Help implementing Plackett-Luce model in Stan with ties, ranked predictors, and rater covariates

Hi all,

I’m working on implementing a Plackett-Luce model in Stan and have run into a few issues, particularly around modeling ties in the rankings and including multiple ranked predictors and covariates for raters and participants.

I’ve used the following resources to get me this far:

What I’m trying to do:

  • Each rater ranks a subset of participants on a set of traits (e.g., predictor_trait1, predictor_trait2, …, trait_DV).
  • The outcome is a ranking (trait_DV), and I want to model it as a function of rankings on other traits (predictor_trait1, etc.).
  • I also have rater-level covariates (e.g., rater_gender) and participant-level covariates (e.g., participant_gender) that I’d like to include as fixed effects, and optionally their interaction.
  • Some raters tied participants on some traits, meaning they assigned the same rank to multiple participants.

Data format:

The data is currently in long format like this:

rater_id participant_id trait rank rater_gender participant_gender
r1 p1 predictor_trait1 1 male female
r1 p2 predictor_trait1 2 male male
r1 p3 predictor_trait1 2 male female
r1 p1 trait_DV 1 male female
# toy data
data <- tibble::tibble(
  participant_id = c(101, 102, 103, 104, 101, 102, 103, 104),
  trait          = c("predictor_trait1_IV", "predictor_trait1_IV", "predictor_trait1_IV", "predictor_trait1_IV",
                     "trait_DV", "trait_DV", "trait_DV", "trait_DV"),
  rater_id       = c(1, 1, 1, 1, 1, 1, 1, 1),
  rater_group    = c(1, 1, 1, 1, 1, 1, 1, 1),
  participant_group = c(0, 0, 1, 1, 0, 0, 1, 1),
  rank           = c(1, 2, 2, 4, 1, 3, 2, 4)  # ties allowed
)

What I’m not sure about:

  1. Ties: Some raters assign the same rank to multiple participants.
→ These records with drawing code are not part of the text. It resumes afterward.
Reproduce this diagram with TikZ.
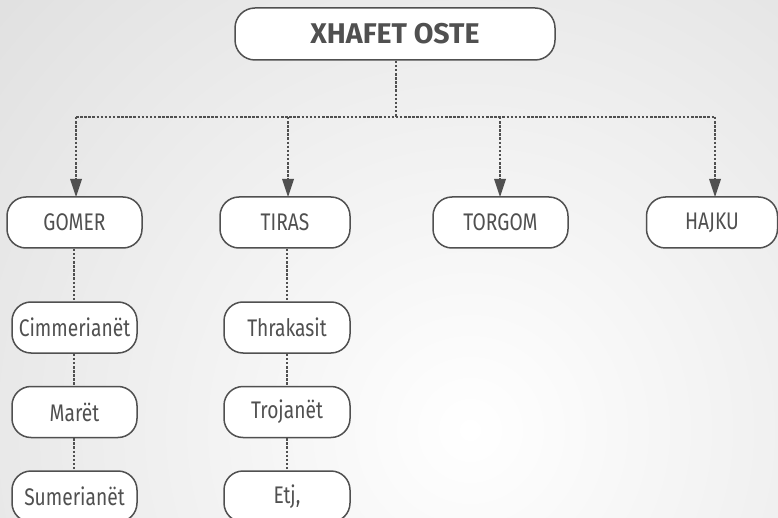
\documentclass[tikz,border=0pt]{standalone}
\usepackage{fontspec}
\setmainfont{Fira Sans}[FakeStretch=0.8]
\newfontfamily\titlefont{Fira Sans}
\usetikzlibrary{arrows.meta}
\definecolor{ink}{HTML}{505050}
\definecolor{bgout}{HTML}{CDCDCD}
\tikzset{
  box/.style={draw=ink, line width=1.5pt, fill=white, rounded corners=19pt,
    text=ink, font=\fontsize{24}{28}\selectfont, minimum height=51pt, inner sep=0pt},
  titlebox/.style={box, rounded corners=20pt, font=\titlefont\fontsize{28.5}{32}\selectfont\bfseries,
    minimum width=320pt, minimum height=52pt},
  dots/.style={draw=ink, line width=2.6pt, dash pattern=on 2.5pt off 1.6pt},
  arr/.style={dots, -{Triangle[width=12pt,length=18pt,fill=ink,line width=0pt]}}
}
\begin{document}
\begin{tikzpicture}[x=1pt,y=-1pt]
\useasboundingbox (0,0) rectangle (778,518);
\begin{scope}
\clip (0,0) rectangle (778,518);
\shade[inner color=white, outer color=bgout] (470,430) circle (1050);
\end{scope}
\node[titlebox] (top) at (395,34) {XHAFET OSTE};
\node[box, minimum width=135pt] (gomer) at (74.5,222.5) {GOMER};
\node[box, minimum width=130pt] (tiras) at (285,222.5) {TIRAS};
\node[box, minimum width=135pt] (torgom) at (500.5,222.5) {TORGOM};
\node[box, minimum width=131pt] (hajku) at (712,222.5) {HAJKU};
\node[box, minimum width=125pt] (cim) at (74.5,327.5) {Cimmerianët};
\node[box, minimum width=125pt] (mar) at (74.5,412) {Marët};
\node[box, minimum width=125pt] (sum) at (74.5,496.5) {Sumerianët};
\node[box, minimum width=126pt] (thr) at (287,327.5) {Thrakasit};
\node[box, minimum width=126pt] (tro) at (287,412) {Trojanët};
\node[box, minimum width=126pt] (etj) at (287,496.5) {Etj,};
\coordinate (hub) at (396,117);
\draw[dots] (top.south -| hub) -- (hub);
\draw[dots] (76,117) -- (715,117);
\draw[arr] (76,117) -- (76,197);
\draw[arr] (288,117) -- (288,197);
\draw[arr] (500,117) -- (500,197);
\draw[arr] (715,117) -- (715,197);
\draw[dots] (gomer.south -| 74,0) -- (cim.north -| 74,0);
\draw[dots] (cim.south -| 74,0) -- (mar.north -| 74,0);
\draw[dots] (mar.south -| 74,0) -- (sum.north -| 74,0);
\draw[dots] (tiras.south -| 287,0) -- (thr.north -| 287,0);
\draw[dots] (thr.south -| 287,0) -- (tro.north -| 287,0);
\draw[dots] (tro.south -| 287,0) -- (etj.north -| 287,0);
\end{tikzpicture}
\end{document}
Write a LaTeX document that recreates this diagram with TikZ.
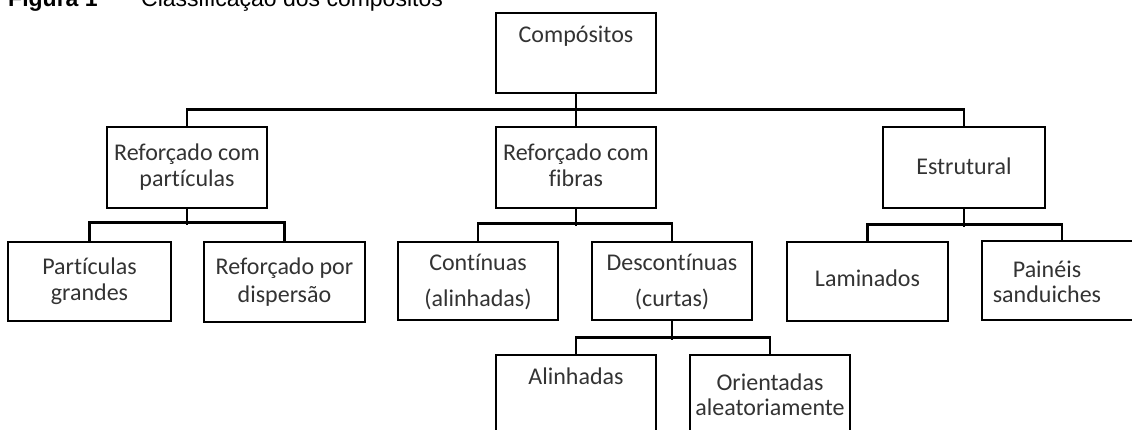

Can the Plackett-Luce model in Stan handle this natively? If not, is there a common workaround?
  2. Predictors: I want to model trait_DV rankings as a function of the other ranked traits — all on the ranking scale. Does multiplying each trait’s rank by a corresponding beta coefficient make sense, or is there a better way to structure that part of the model?
  3. General model structure: Does the following Stan structure make conceptual sense? I’m currently modeling the outcome as a categorical rank using trait-based rankings as predictors. I’d like to know if this approach reasonably approximates a Plackett-Luce model or if I should move toward a full ranking-based likelihood with support for ties.

Example model:

data {
  int<lower=1> n_obs;
  int<lower=1> n_traits;
  int<lower=1> n_raters;

  int<lower=1> trait_DV_rank[n_obs];  // outcome: ranking of DV trait
  real rank[n_obs];                   // predictors: ranks of other traits
  int<lower=1> trait_id[n_obs];       // which predictor trait this row is
  int<lower=1> rater_id[n_obs];       // rater identity
  int<lower=0, upper=1> rater_gender[n_obs];
  int<lower=0, upper=1> participant_gender[n_obs];
}

parameters {
  real alpha;
  vector[n_traits] beta;
  real beta_rater_gender;
  real beta_participant_gender;
  real beta_interaction;

  vector[n_raters] rater_intercepts;
  real<lower=0> sigma_rater;
}

model {
  vector[n_obs] eta;

  beta ~ normal(0, 1);
  alpha ~ normal(0, 1);
  beta_rater_gender ~ normal(0, 1);
  beta_participant_gender ~ normal(0, 1);
  beta_interaction ~ normal(0, 1);
  rater_intercepts ~ normal(0, sigma_rater);
  sigma_rater ~ cauchy(0, 1);

  for (i in 1:n_obs) {
    eta[i] = alpha +
             beta[trait_id[i]] * rank[i] +
             beta_rater_gender * rater_gender[i] +
             beta_participant_gender * participant_gender[i] +
             beta_interaction * rater_gender[i] * participant_gender[i] +
             rater_intercepts[rater_id[i]];
  }

  trait_DV_rank ~ categorical_logit(eta);  // Likelihood
}

I think it makes sense when thinking about Plackett-Luce to back up and think about Bradley-Terry. If you can figure out what to do for ties there, then it should be easy to promote that from pairwise to K-wise rankings. There’s a literature on how to do this that I haven’t read.

One way to think about ties is to treat them as possibly coming out either way. So if you have [a = b, c], then this could be [a, b, c] or [b, a, c].

I don’t know how you could model an interaction between item-level (i.e., participant trait level) and rater-level covariates.

You mean the rank among the other participants? I would think that you would instead try to create a generative model for each item.

P.S. Weird looking at my face in a post!